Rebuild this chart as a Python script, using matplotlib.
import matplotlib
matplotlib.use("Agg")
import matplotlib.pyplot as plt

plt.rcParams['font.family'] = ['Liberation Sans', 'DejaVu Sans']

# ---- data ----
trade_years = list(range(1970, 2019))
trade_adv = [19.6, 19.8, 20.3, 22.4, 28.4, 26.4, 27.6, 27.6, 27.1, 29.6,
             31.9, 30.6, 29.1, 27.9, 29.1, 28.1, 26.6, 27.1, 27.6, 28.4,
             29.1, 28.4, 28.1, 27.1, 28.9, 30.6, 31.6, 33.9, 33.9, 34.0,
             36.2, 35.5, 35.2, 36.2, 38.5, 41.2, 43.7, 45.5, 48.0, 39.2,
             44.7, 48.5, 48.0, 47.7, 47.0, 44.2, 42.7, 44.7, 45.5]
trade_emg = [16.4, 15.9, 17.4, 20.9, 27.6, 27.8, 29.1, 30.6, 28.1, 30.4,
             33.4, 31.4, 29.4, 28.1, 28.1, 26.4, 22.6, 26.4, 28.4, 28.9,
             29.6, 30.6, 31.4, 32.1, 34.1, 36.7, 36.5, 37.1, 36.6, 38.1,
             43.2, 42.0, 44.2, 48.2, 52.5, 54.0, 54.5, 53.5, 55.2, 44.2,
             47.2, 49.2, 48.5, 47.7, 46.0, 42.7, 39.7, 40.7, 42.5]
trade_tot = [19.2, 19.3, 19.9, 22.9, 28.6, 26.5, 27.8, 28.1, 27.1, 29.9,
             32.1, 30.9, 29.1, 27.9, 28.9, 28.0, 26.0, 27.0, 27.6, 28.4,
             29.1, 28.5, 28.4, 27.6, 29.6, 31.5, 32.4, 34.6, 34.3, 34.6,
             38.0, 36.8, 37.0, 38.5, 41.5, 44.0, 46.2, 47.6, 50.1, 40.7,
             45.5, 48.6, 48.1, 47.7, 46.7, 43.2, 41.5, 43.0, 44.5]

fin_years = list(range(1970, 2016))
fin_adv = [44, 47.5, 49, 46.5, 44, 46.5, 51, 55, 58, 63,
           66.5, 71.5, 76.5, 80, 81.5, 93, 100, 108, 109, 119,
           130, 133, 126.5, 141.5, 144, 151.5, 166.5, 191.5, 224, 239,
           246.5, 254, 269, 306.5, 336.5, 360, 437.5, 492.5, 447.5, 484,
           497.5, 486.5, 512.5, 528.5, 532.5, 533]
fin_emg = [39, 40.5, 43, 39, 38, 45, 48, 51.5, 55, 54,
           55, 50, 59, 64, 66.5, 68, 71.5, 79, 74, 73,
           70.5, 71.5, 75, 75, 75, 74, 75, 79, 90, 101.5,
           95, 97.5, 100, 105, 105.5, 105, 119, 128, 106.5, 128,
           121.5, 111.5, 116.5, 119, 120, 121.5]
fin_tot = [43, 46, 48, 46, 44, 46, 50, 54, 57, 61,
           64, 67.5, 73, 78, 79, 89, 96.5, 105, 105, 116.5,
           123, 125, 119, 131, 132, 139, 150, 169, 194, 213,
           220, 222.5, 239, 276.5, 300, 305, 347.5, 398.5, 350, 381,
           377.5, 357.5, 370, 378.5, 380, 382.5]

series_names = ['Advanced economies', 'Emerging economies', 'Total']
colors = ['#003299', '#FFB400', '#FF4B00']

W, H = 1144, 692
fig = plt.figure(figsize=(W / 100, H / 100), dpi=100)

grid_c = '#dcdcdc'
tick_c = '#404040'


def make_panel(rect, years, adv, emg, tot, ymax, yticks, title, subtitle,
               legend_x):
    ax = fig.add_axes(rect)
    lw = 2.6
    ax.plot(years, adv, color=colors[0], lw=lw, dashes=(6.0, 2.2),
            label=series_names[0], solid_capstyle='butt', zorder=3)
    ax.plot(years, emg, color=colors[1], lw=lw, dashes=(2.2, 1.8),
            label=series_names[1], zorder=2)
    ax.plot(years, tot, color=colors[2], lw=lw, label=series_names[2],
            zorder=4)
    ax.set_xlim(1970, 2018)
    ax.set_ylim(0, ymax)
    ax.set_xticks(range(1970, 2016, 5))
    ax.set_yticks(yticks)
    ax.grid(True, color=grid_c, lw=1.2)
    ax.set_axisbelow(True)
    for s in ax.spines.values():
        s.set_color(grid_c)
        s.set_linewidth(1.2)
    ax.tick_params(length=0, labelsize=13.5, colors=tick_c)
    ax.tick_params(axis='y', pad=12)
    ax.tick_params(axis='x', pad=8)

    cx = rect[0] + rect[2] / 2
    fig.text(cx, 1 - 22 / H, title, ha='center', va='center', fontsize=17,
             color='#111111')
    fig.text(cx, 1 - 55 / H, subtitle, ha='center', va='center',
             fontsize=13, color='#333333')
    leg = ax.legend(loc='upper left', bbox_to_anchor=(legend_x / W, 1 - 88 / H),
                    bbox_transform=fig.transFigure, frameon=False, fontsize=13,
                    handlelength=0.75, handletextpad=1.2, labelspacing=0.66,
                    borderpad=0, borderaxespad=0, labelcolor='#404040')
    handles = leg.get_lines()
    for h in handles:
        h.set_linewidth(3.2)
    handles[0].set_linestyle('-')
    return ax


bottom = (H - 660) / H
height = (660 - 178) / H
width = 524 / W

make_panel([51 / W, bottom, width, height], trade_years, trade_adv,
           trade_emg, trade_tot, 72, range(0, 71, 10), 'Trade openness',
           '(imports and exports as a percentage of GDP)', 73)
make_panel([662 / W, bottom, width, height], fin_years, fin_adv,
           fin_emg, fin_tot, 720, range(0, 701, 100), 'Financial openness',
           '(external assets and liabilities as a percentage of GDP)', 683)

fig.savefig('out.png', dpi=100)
---
> **Stated goal**
Your task is to quote the lines above, beginning with the first and ending with the one that holds "plt.rcParams['font.family'] = ['Liberation".

> **Finished answer**
Rebuild this chart as a Python script, using matplotlib.
import matplotlib
matplotlib.use("Agg")
import matplotlib.pyplot as plt

plt.rcParams['font.family'] = ['Liberation Sans', 'DejaVu Sans']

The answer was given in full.